WHAT TO WORK ON >> Extract, word for word, every line from the one containing "Output the Python" through the one containing "13.4, 12.45, 11.5, 10.5, 8.2, 5.4, 2.9, 0.15]", with both end lines kept.

====== EXERCISE MATERIAL ======

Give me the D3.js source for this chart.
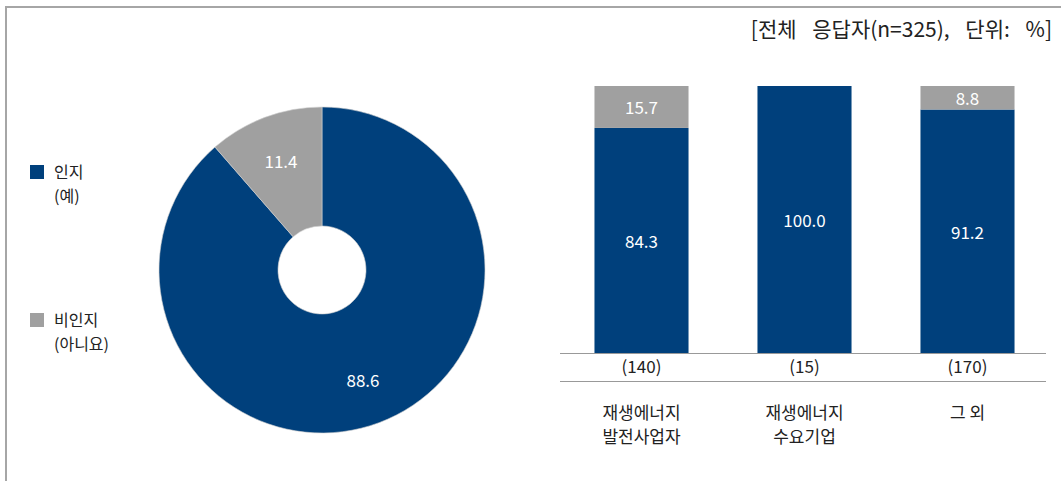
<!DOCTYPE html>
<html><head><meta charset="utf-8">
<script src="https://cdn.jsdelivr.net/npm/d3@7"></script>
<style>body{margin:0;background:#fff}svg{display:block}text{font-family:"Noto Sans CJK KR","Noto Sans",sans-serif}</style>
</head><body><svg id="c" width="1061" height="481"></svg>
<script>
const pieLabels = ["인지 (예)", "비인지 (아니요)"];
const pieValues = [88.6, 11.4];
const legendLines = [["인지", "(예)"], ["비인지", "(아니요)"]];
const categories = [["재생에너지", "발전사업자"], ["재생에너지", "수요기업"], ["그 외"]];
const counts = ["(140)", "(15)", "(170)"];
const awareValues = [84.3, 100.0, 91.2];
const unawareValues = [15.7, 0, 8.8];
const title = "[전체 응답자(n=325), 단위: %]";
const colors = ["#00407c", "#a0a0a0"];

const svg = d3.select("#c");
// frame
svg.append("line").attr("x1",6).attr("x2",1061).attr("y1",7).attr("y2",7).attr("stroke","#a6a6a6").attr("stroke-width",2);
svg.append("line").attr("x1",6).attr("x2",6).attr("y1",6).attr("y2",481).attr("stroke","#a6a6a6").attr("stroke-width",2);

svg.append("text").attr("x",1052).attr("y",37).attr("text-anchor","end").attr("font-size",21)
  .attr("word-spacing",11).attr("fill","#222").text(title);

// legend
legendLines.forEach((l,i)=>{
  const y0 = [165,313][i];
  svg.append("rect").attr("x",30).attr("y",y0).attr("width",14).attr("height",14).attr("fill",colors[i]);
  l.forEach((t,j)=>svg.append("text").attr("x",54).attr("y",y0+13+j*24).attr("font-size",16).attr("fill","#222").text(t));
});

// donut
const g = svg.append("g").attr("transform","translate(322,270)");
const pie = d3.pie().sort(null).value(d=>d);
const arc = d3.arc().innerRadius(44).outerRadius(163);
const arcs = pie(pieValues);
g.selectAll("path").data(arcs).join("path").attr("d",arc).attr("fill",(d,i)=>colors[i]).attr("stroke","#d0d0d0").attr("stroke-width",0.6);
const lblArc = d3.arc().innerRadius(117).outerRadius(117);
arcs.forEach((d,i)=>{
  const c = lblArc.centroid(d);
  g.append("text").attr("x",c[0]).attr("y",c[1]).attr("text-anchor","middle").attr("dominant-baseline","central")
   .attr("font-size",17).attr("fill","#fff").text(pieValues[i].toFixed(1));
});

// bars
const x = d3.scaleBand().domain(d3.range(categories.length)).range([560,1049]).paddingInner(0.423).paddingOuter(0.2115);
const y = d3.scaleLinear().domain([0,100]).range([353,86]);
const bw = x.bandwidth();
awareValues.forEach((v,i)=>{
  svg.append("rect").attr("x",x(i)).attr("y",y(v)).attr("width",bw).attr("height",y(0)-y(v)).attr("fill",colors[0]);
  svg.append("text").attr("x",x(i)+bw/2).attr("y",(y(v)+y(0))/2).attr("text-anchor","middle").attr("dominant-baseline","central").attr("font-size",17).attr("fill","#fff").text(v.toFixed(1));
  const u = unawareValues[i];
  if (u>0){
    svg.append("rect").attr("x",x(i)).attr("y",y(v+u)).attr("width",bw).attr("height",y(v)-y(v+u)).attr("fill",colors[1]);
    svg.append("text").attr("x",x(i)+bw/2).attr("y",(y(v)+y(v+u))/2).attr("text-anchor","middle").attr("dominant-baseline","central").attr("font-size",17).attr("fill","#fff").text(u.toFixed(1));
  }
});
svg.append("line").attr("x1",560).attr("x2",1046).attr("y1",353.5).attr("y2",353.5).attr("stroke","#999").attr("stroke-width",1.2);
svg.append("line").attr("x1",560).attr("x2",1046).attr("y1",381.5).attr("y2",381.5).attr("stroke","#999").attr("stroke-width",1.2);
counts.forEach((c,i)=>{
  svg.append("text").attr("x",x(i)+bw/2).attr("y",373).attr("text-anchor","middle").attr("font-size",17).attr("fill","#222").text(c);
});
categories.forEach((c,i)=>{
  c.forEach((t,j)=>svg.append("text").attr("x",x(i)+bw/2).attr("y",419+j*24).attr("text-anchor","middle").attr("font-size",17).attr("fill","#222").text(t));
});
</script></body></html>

======
====== EXERCISE MATERIAL ======

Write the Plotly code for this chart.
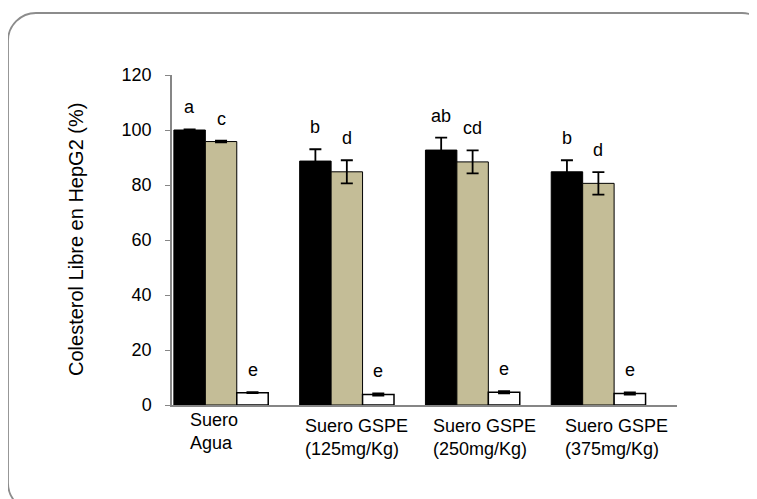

======
====== EXERCISE MATERIAL ======

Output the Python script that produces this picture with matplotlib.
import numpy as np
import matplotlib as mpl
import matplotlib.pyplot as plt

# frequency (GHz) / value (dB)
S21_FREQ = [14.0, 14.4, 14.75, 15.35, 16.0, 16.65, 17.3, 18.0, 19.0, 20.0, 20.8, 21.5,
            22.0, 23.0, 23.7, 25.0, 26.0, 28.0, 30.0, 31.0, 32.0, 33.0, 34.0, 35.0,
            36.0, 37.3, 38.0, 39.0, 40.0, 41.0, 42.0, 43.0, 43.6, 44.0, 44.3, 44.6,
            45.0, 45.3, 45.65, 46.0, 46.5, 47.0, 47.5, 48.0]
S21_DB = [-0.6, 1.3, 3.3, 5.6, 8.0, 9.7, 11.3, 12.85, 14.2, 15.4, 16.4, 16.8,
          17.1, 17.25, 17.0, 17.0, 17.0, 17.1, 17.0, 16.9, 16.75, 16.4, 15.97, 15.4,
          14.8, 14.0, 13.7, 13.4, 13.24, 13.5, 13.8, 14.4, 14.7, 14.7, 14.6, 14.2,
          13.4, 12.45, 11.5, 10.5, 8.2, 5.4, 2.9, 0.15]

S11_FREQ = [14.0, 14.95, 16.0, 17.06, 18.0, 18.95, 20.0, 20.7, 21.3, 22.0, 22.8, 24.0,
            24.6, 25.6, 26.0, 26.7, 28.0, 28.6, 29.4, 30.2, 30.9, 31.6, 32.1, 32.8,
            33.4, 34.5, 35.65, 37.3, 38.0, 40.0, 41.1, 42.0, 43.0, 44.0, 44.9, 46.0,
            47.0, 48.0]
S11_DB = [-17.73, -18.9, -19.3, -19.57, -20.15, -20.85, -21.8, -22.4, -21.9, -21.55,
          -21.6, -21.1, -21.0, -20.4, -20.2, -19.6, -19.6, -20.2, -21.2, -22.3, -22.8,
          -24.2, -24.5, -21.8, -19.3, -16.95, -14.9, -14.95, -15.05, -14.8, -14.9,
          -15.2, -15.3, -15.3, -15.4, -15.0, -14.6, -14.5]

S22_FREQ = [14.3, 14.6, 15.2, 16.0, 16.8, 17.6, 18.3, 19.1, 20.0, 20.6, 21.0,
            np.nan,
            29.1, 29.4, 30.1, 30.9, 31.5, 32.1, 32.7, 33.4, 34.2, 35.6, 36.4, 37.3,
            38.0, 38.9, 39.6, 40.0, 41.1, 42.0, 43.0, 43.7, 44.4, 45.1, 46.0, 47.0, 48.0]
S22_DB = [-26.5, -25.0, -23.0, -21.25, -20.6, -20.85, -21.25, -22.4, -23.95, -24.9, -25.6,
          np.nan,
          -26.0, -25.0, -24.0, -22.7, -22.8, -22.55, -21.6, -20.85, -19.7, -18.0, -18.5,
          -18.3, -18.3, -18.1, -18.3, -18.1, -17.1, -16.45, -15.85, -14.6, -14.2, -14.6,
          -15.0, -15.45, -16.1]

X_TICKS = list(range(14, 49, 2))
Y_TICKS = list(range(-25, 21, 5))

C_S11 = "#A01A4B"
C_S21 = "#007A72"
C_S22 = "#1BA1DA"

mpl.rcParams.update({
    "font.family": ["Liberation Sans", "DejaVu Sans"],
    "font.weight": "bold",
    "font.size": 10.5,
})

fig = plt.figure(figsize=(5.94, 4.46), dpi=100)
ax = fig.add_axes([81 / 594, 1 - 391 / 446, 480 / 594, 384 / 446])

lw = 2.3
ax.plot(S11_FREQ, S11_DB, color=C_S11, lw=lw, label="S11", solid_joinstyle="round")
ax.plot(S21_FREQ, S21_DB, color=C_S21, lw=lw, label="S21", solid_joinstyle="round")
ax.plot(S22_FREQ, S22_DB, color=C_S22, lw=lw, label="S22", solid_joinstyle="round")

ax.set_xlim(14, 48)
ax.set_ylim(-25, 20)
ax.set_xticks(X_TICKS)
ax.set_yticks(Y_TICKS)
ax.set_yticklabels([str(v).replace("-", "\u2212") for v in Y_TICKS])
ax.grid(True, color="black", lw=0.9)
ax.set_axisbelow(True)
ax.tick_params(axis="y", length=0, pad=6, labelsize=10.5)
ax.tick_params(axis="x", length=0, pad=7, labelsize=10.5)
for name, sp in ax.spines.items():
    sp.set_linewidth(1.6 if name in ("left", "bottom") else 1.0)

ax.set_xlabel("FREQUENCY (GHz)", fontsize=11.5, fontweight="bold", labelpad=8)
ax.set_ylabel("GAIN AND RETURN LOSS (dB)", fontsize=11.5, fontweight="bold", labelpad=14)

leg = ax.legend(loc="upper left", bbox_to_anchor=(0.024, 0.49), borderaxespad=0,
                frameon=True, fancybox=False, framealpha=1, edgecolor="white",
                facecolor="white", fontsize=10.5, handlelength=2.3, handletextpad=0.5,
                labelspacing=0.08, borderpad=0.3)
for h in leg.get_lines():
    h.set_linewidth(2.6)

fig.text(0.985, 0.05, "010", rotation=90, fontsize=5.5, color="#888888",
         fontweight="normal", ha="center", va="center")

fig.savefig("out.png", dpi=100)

======

WRITTEN RESPONSE >>
Output the Python script that produces this picture with matplotlib.
import numpy as np
import matplotlib as mpl
import matplotlib.pyplot as plt

# frequency (GHz) / value (dB)
S21_FREQ = [14.0, 14.4, 14.75, 15.35, 16.0, 16.65, 17.3, 18.0, 19.0, 20.0, 20.8, 21.5,
            22.0, 23.0, 23.7, 25.0, 26.0, 28.0, 30.0, 31.0, 32.0, 33.0, 34.0, 35.0,
            36.0, 37.3, 38.0, 39.0, 40.0, 41.0, 42.0, 43.0, 43.6, 44.0, 44.3, 44.6,
            45.0, 45.3, 45.65, 46.0, 46.5, 47.0, 47.5, 48.0]
S21_DB = [-0.6, 1.3, 3.3, 5.6, 8.0, 9.7, 11.3, 12.85, 14.2, 15.4, 16.4, 16.8,
          17.1, 17.25, 17.0, 17.0, 17.0, 17.1, 17.0, 16.9, 16.75, 16.4, 15.97, 15.4,
          14.8, 14.0, 13.7, 13.4, 13.24, 13.5, 13.8, 14.4, 14.7, 14.7, 14.6, 14.2,
          13.4, 12.45, 11.5, 10.5, 8.2, 5.4, 2.9, 0.15]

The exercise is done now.